Updated: Jan 13
In January of 1978, Kate Bush released a song, her first single. This song was to become a beloved cult favorite, admired by everyone from Noel Fielding to Big Boi to St. Vincent. The song was called “Wuthering Heights”, and it was like no other song put out at that time. With high pitched, extreme vocals and seemingly bizarre lyrics; it’s safe to say that even now after 42 years, it stands apart. It is for that reason that, odd as it may be, it is a beloved classic.
“Wuthering Heights” is based off of the book by Emily Bronte. When Kate Bush was a teenager, she described seeing a part of the BBC tv adaptation and being inspired to write a song
about it. However, in typical fashion with true dedication to her work, she didn’t do so until after she read the book. The book, a classic gothic novel, is about a romance between a young woman named Catherine Earnshaw and her childhood friend Heathcliff, which ends in vengeful feelings. Kate Bush wrote it from the perspective of the heroine in the book, singing of her tempestuous romance and obsession. With references to the moors, the fiery tempers of the characters, and feelings of deep unhealthy longing, the song is a better than adequate adaptation of the novel. She not only captures the essence of the book in the song, however, but also in the music video.

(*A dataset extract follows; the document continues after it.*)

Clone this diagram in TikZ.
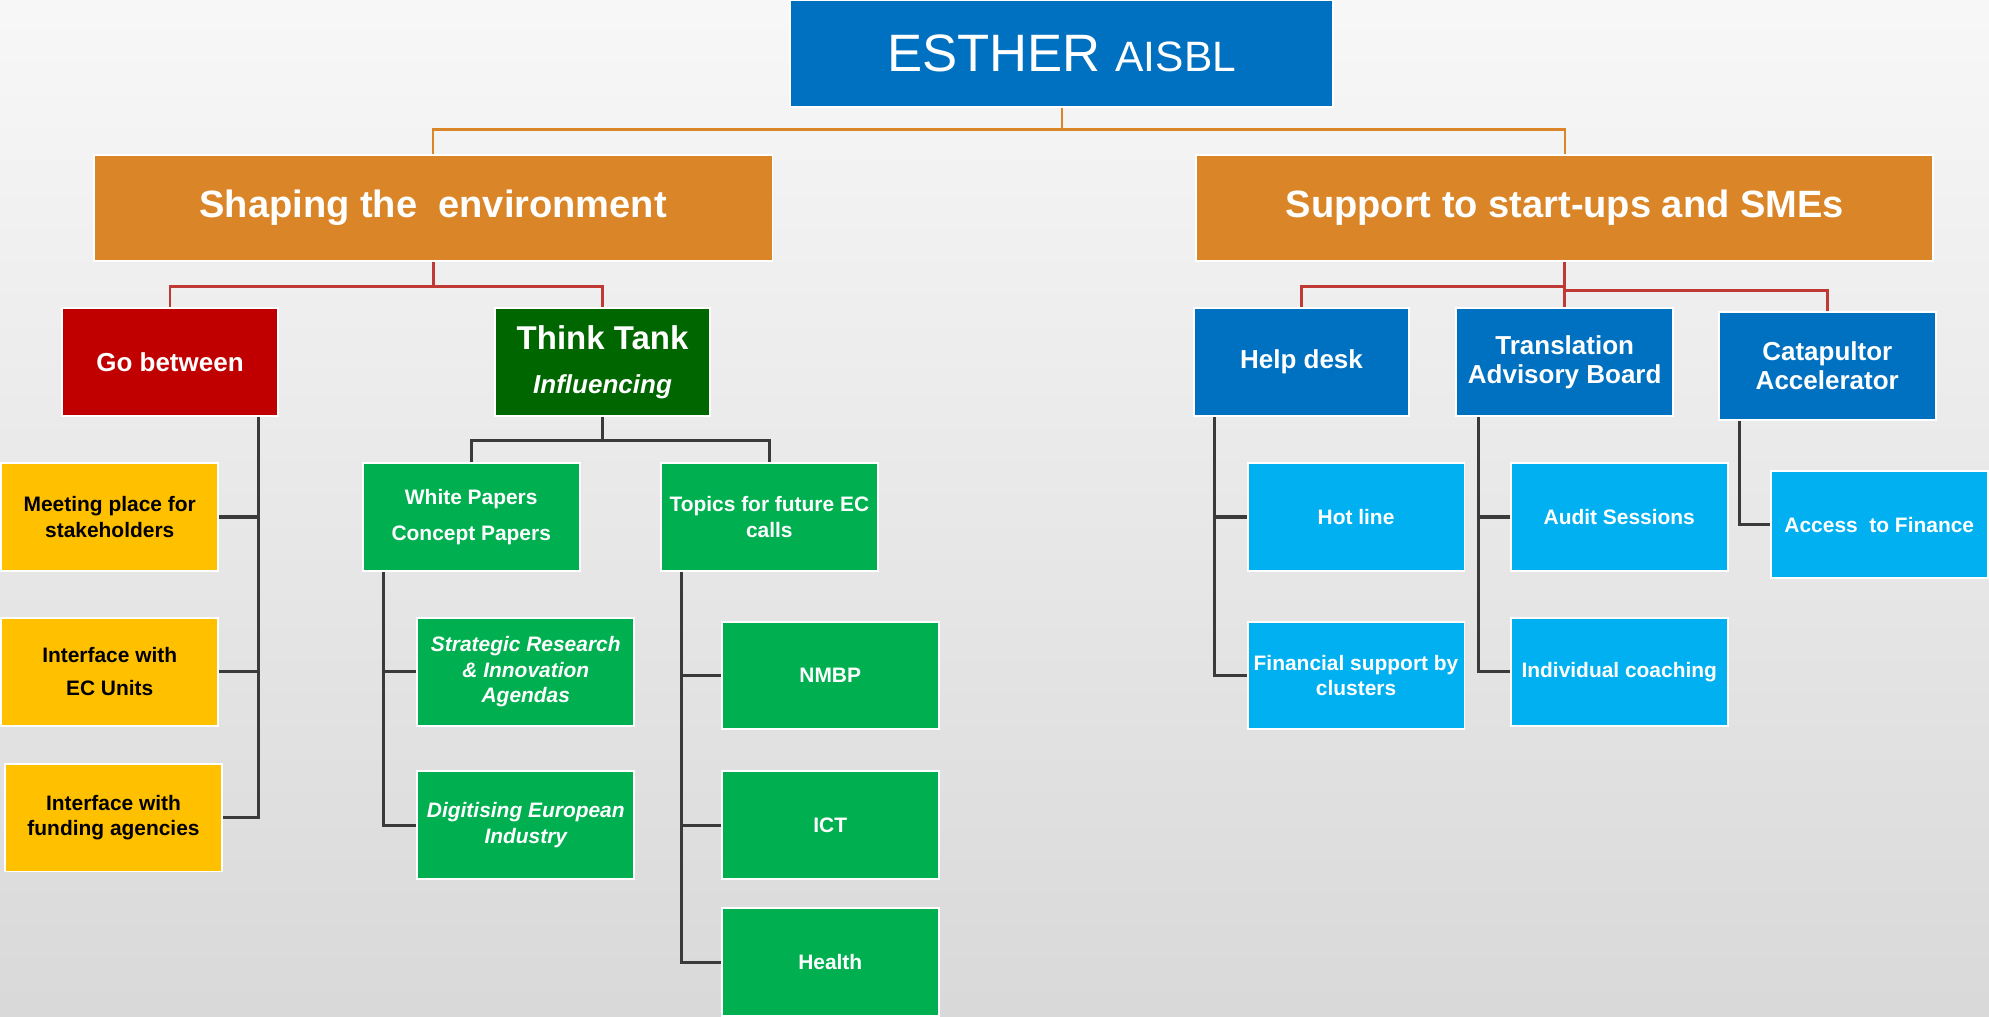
\documentclass[tikz,border=0pt]{standalone}
\usepackage{fontspec}
\setmainfont{Liberation Sans}

\definecolor{esblue}{HTML}{0070C0}
\definecolor{esorange}{HTML}{DA8628}
\definecolor{esred}{HTML}{C00000}
\definecolor{esdkgreen}{HTML}{006600}
\definecolor{esgreen}{HTML}{00B050}
\definecolor{esyellow}{HTML}{FFC000}
\definecolor{eslblue}{HTML}{00B0F0}
\definecolor{linered}{HTML}{BF3A35}
\definecolor{linegray}{HTML}{3A3A3A}

\tikzset{
	box/.style={draw=white, line width=1.5pt, minimum width=171pt, minimum height=85pt,
		inner sep=1pt, align=center, text=white, font=\bfseries\fontsize{16.5}{20}\selectfont},
	headbox/.style={box, fill=esorange, minimum height=84pt, font=\bfseries\fontsize{30}{34}\selectfont},
	midbox/.style={box, minimum width=170pt, font=\bfseries\fontsize{20.5}{23}\selectfont},
	yellowbox/.style={box, fill=esyellow, text=black},
	greenbox/.style={box, fill=esgreen},
	cyanbox/.style={box, fill=eslblue},
	topline/.style={draw=esorange, line width=1.9pt},
	redline/.style={draw=linered, line width=2.1pt},
	grayline/.style={draw=linegray, line width=2.5pt},
}

\begin{document}
\begin{tikzpicture}[x=1pt, y=-1pt]
	% background
	\shade[top color=black!3, bottom color=black!15] (0,0) rectangle (1568,801);
	\useasboundingbox (0,0) rectangle (1568,801);

	% level 0 and 1
	\node[box, fill=esblue, minimum width=428pt, minimum height=84pt, font=\fontsize{41.5}{44}\selectfont]
		(esther) at (837,42) {ESTHER {\fontsize{33.5}{36}\selectfont AISBL}};
	\node[headbox, minimum width=535pt] (shaping) at (341.5,164) {\raisebox{-3pt}{Shaping the\ \ environment}};
	\node[headbox, minimum width=581pt] (support) at (1233.5,164) {\raisebox{-3pt}{Support to start-ups and SMEs}};

	% shaping the environment
	\node[midbox, fill=esred] (gobetween) at (134,285.5) {Go between};
	\node[midbox, fill=esdkgreen] (thinktank) at (475,285.5)
		{{\fontsize{26}{28}\selectfont Think Tank}\\[12pt]\textit{Influencing}};
	\node[yellowbox] (meeting) at (86.5,407.5) {Meeting place for\\stakeholders};
	\node[yellowbox] (ecunits) at (86.5,529.5) {Interface with\\[6pt]EC Units};
	\node[yellowbox] (funding) at (89.5,644.5) {Interface with\\funding agencies};
	\node[greenbox] (white) at (371.5,407.5) {White Papers\\[8pt]Concept Papers};
	\node[greenbox] (topics) at (606.5,407.5) {Topics for future EC\\calls};
	\node[greenbox, font=\bfseries\itshape\fontsize{16.5}{20}\selectfont] (strategic) at (414.5,529.5)
		{Strategic Research\\\& Innovation\\Agendas};
	\node[greenbox, font=\bfseries\itshape\fontsize{16.5}{20}\selectfont] (digitising) at (414.5,650.5)
		{Digitising European\\Industry};
	\node[greenbox] (nmbp) at (654.5,532.5) {NMBP};
	\node[greenbox] (ict) at (654.5,650.5) {ICT};
	\node[greenbox] (health) at (654.5,758.5) {Health};

	% support to start-ups
	\node[midbox, fill=esblue] (helpdesk) at (1026,285.5) {Help desk};
	\node[midbox, fill=esblue, minimum width=171pt] (translation) at (1233.5,285.5) {Translation\\Advisory Board};
	\node[midbox, fill=esblue, minimum width=171pt] (catapultor) at (1440.5,288.5) {Catapultor\\Accelerator};
	\node[cyanbox] (hotline) at (1069,407.5) {Hot line};
	\node[cyanbox] (financial) at (1069,532.5) {Financial support by\\clusters};
	\node[cyanbox] (audit) at (1276.5,407.5) {Audit Sessions};
	\node[cyanbox] (coaching) at (1276.5,529.5) {Individual coaching};
	\node[cyanbox] (access) at (1481.5,413.5) {Access\ \ to Finance};

	% tree connectors
	\coordinate (topbus) at (837,102);
	\coordinate (shapebus) at (341.5,226);
	\coordinate (supbus) at (1233.5,226);
	\coordinate (thinkbus) at (475,347);
	\draw[topline] (esther) -- (topbus) -| (shaping);
	\draw[topline] (topbus) -| (support);
	\draw[redline] (shaping) -- (shapebus) -| (gobetween);
	\draw[redline] (shapebus) -| (thinktank);
	\draw[redline] (support) -- (supbus) -| (helpdesk);
	\draw[redline] (supbus) -- (translation);
	\draw[redline] ([yshift=-3pt]supbus) -| (catapultor);
	\draw[grayline] (thinktank) -- (thinkbus) -| (white);
	\draw[grayline] (thinkbus) -| (topics);

	% side trunks
	\foreach \child in {meeting, ecunits, funding}
		\draw[grayline] ([xshift=-16pt]gobetween.south east) |- (\child);
	\foreach \child in {strategic, digitising}
		\draw[grayline] ([xshift=17pt]white.south west) |- (\child);
	\foreach \child in {nmbp, ict, health}
		\draw[grayline] ([xshift=17pt]topics.south west) |- (\child);
	\foreach \child in {hotline, financial}
		\draw[grayline] ([xshift=17pt]helpdesk.south west) |- (\child);
	\foreach \child in {audit, coaching}
		\draw[grayline] ([xshift=18pt]translation.south west) |- (\child);
	\draw[grayline] ([xshift=17pt]catapultor.south west) |- (access);
\end{tikzpicture}
\end{document}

While she made two videos for the song (a UK version and a US version), the US version is the one that most people remember her by. It is simple, Kate Bush does an interpretive dance in a field for
four and half minutes. There is something almost surreal about it, perhaps because of the dance which was choreographed by Kate herself. It could also be because of the costume she wears while performing all of this, a blood red dress with matching tights and a shawl around her waist. All of this, plus the original weirdness of the song, make for a very memorable time to say the least. Despite the fact it’s undeniably strange, it conveys exactly what Kate Bush desires; the story of a ghost doomed to wander the moors forever, tortured with thoughts of her former lover.
When the song came out, it was an instant hit, entering the charts at No. 29 on Capital Radio. After continuing to climb the charts, it was added to Radio one and became one of the top most played songs. However, its contemporary success is almost nothing compared to its legacy. Not only has it been covered by the likes of Pat Benetar in 1980 for her “Crimes of Passion” album, but has sparked an entire celebration of the song. The event, called “The Most Wuthering Heights Day Ever”, was created in 2016 and has been held annually in countries all over the world ever since
(even in 2020, it was held over Zoom). On “Wuthering Heights Day”, fans gather in various set locations outside dressed like Kate Bush in her music video. Then, following appointed instructors for cues, they do the dance. With participators ranging in all ages and genders, it is truly a treasured tradition.
Like most cult classics, Wuthering Heights could almost be described as niche. At the same time, however, it’s surprisingly accessible. The drama, the insane music video, the hyper emotional lyrics, almost add an element of camp to it, making it vastly appealing. At the same time, however, those things also make it unironically enjoyable. It’s fun to indulge in a piece of media so unapologetically what it is, so unafraid to hold back in its intensity.